Exterior view
by WREN, Christopher, Photo
Even the most ambitious of Wren’s churches, St Stephen Walbrook, has a very plain exterior. Inside it is notable for its perfect geometrical regularity, its craftsmanship of the highest standards, and a complex and ambiguous plan which combines basilican and both Latin and Greek cruciform elements with a centralizing dome rising from eight equal arches supported on columns. The exceptional character of St Stephen Walbrook may be partly due to the patronage of the Grocers’ Company, but it can hardly be accidental that it was designed (the only church begun in 1672) while Wren was concerned with the new and much grander centralized design for St Paul’s that led to the Great Model of 1673.

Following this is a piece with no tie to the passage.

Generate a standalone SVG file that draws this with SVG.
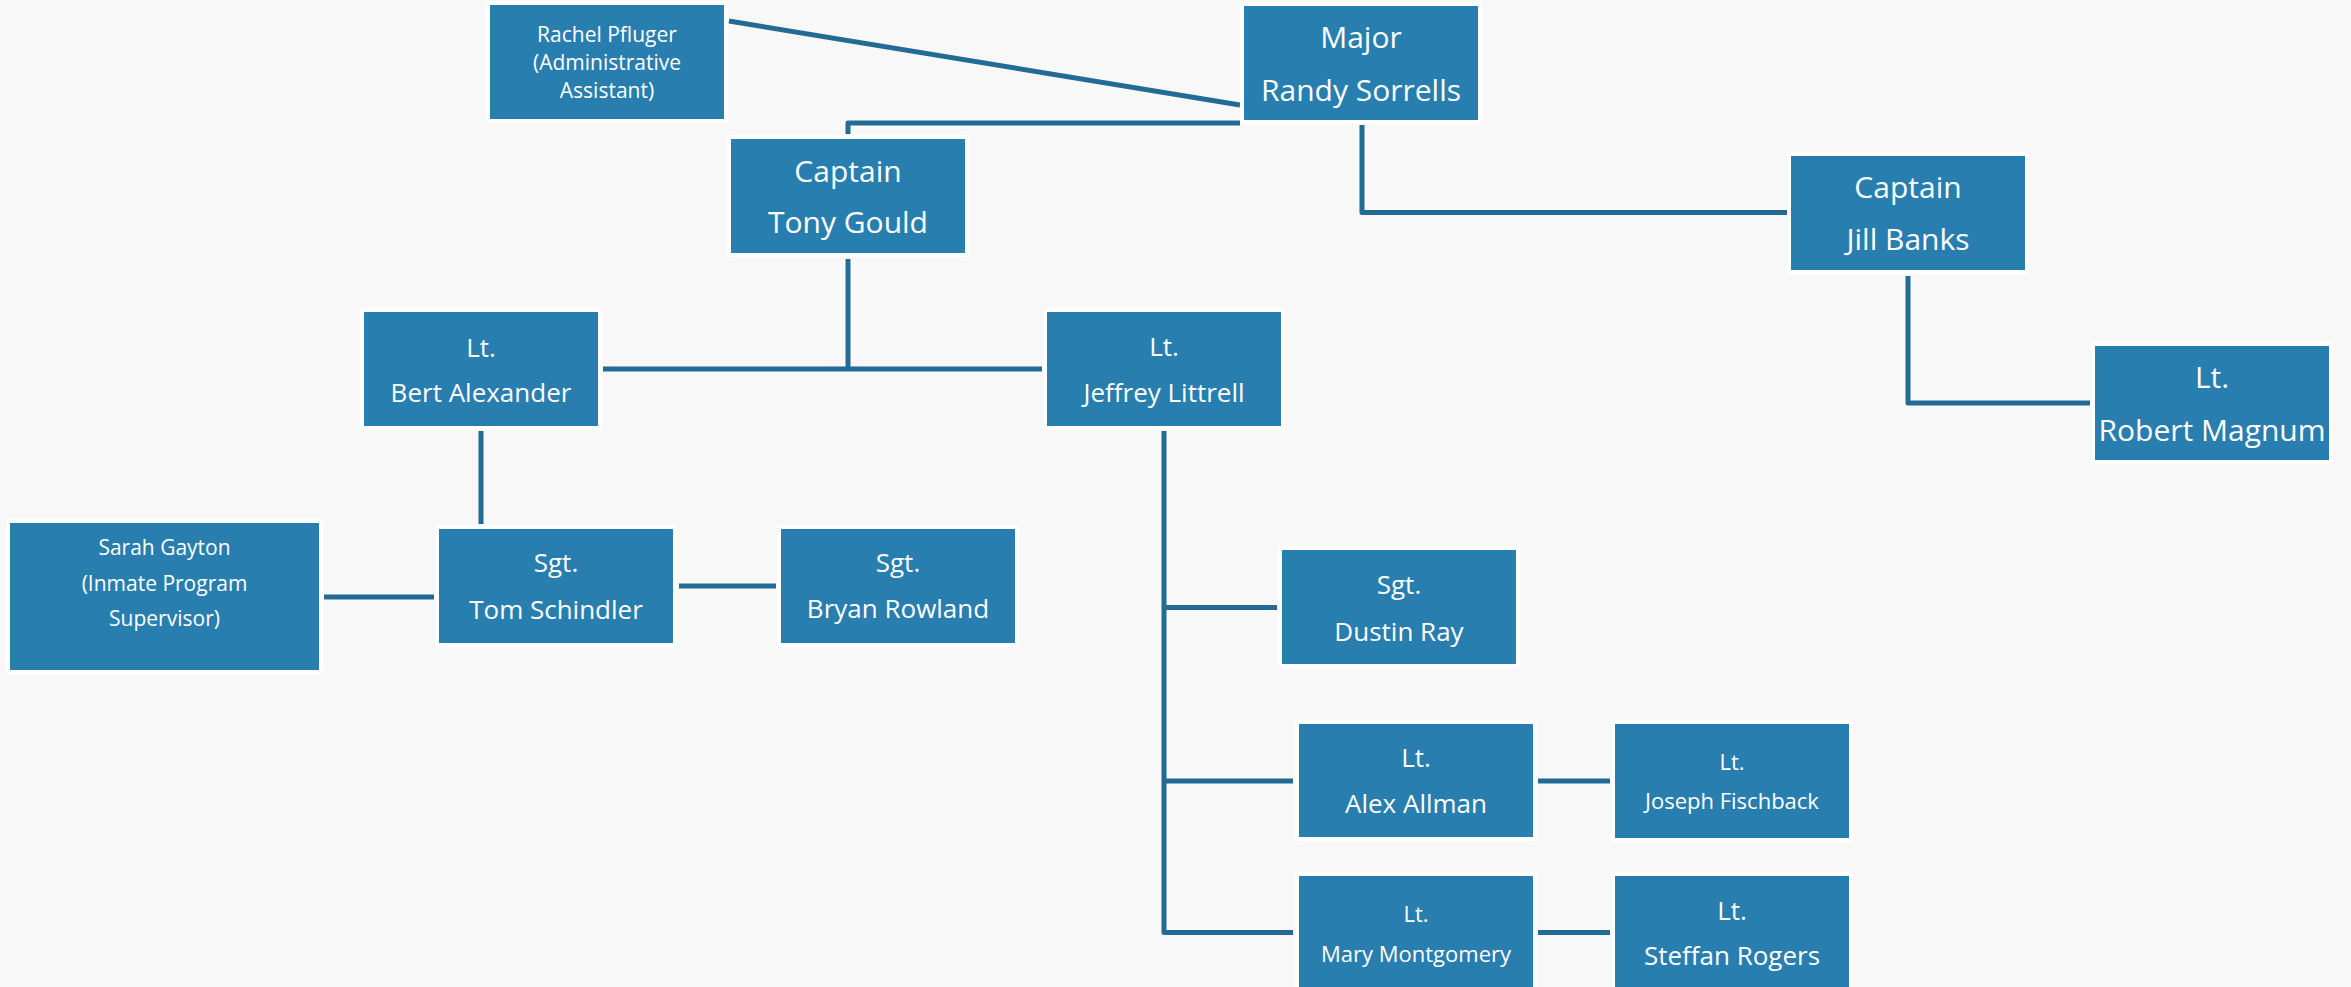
<svg xmlns="http://www.w3.org/2000/svg" width="2351" height="987" viewBox="0 0 2351 987">
<style>
.bg{fill:#f8f8f8}
.box{fill:#287eae;stroke:#ffffff;stroke-width:8;stroke-linejoin:round;paint-order:stroke}
.con{fill:none;stroke:#236a94;stroke-width:5;stroke-linejoin:round}
text{fill:#ffffff;font-family:"Open Sans","Noto Sans","Liberation Sans",sans-serif;text-anchor:middle}
.l{font-size:30px}
.m{font-size:26px}
.s{font-size:22px}
.x{font-size:21px}
</style>
<rect class="bg" x="0" y="0" width="2351" height="987"/>
<g id="connectors">
<path class="con" d="M729,21 L1240,105"/>
<path class="con" d="M1240,123 H848 V134"/>
<path class="con" d="M1362,125 V212.5 H1787"/>
<path class="con" d="M848,259 V369"/>
<path class="con" d="M603,369 H1042"/>
<path class="con" d="M481,431 V524"/>
<path class="con" d="M324,597 H434"/>
<path class="con" d="M679,586 H776"/>
<path class="con" d="M1164,431 V932.5 H1293"/>
<path class="con" d="M1164,607.5 H1277"/>
<path class="con" d="M1164,781 H1293"/>
<path class="con" d="M1538,781 H1610"/>
<path class="con" d="M1538,932.5 H1610"/>
<path class="con" d="M1908,276 V403 H2090"/>
</g>
<g id="rachel"><rect class="box" x="490" y="5" width="234" height="114"/>
<text class="x" x="607" y="42">Rachel Pfluger</text><text class="x" x="607" y="70">(Administrative</text><text class="x" x="607" y="98">Assistant)</text></g>
<g id="major"><rect class="box" x="1244" y="6" width="234" height="114"/>
<text class="l" x="1361" y="48">Major</text><text class="l" x="1361" y="101">Randy Sorrells</text></g>
<g id="tony"><rect class="box" x="731" y="139" width="234" height="114"/>
<text class="l" x="848" y="182">Captain</text><text class="l" x="848" y="233">Tony Gould</text></g>
<g id="jill"><rect class="box" x="1791" y="156" width="234" height="114"/>
<text class="l" x="1908" y="198">Captain</text><text class="l" x="1908" y="250">Jill Banks</text></g>
<g id="robert"><rect class="box" x="2095" y="346" width="234" height="114"/>
<text class="l" x="2212" y="388">Lt.</text><text class="l" x="2212" y="441">Robert Magnum</text></g>
<g id="bert"><rect class="box" x="364" y="312" width="234" height="114"/>
<text class="m" x="481" y="357">Lt.</text><text class="m" x="481" y="402">Bert Alexander</text></g>
<g id="jeffrey"><rect class="box" x="1047" y="312" width="234" height="114"/>
<text class="m" x="1164" y="356">Lt.</text><text class="m" x="1164" y="402">Jeffrey Littrell</text></g>
<g id="sarah"><rect class="box" x="10" y="523" width="309" height="147"/>
<text class="x" x="164.5" y="555">Sarah Gayton</text><text class="x" x="164.5" y="591">(Inmate Program</text><text class="x" x="164.5" y="626">Supervisor)</text></g>
<g id="tom"><rect class="box" x="439" y="529" width="234" height="114"/>
<text class="m" x="556" y="572">Sgt.</text><text class="m" x="556" y="619">Tom Schindler</text></g>
<g id="bryan"><rect class="box" x="781" y="529" width="234" height="114"/>
<text class="m" x="898" y="572">Sgt.</text><text class="m" x="898" y="618">Bryan Rowland</text></g>
<g id="dustin"><rect class="box" x="1282" y="550" width="234" height="114"/>
<text class="m" x="1399" y="594">Sgt.</text><text class="m" x="1399" y="641">Dustin Ray</text></g>
<g id="alex"><rect class="box" x="1299" y="724" width="234" height="113"/>
<text class="m" x="1416" y="767">Lt.</text><text class="m" x="1416" y="813">Alex Allman</text></g>
<g id="joseph"><rect class="box" x="1615" y="724" width="234" height="114"/>
<text class="s" x="1732" y="770">Lt.</text><text class="s" x="1732" y="809">Joseph Fischback</text></g>
<g id="mary"><rect class="box" x="1299" y="876" width="234" height="114"/>
<text class="s" x="1416" y="922">Lt.</text><text class="s" x="1416" y="962">Mary Montgomery</text></g>
<g id="steffan"><rect class="box" x="1615" y="876" width="234" height="114"/>
<text class="m" x="1732" y="920">Lt.</text><text class="m" x="1732" y="965">Steffan Rogers</text></g>
</svg>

Restoration work at St Stephen Walbrook, completed in 1987, included the recovery of the original fenestration by opening blocked windows, structural reinforcement and the installation of an altar designed by Henry Moore under the centre of the dome. This concept was inevitably outside the limits of 17th-century Anglican liturgy or seating arrangements; however, the entire loss of its original box pews and other permanent seating had already effectively reduced the interior to the unfurnished spaciousness shown, albeit fictitiously, in 18th-century prints, and the altar in fact complements the dome without destroying the original complexity of readings of the interior.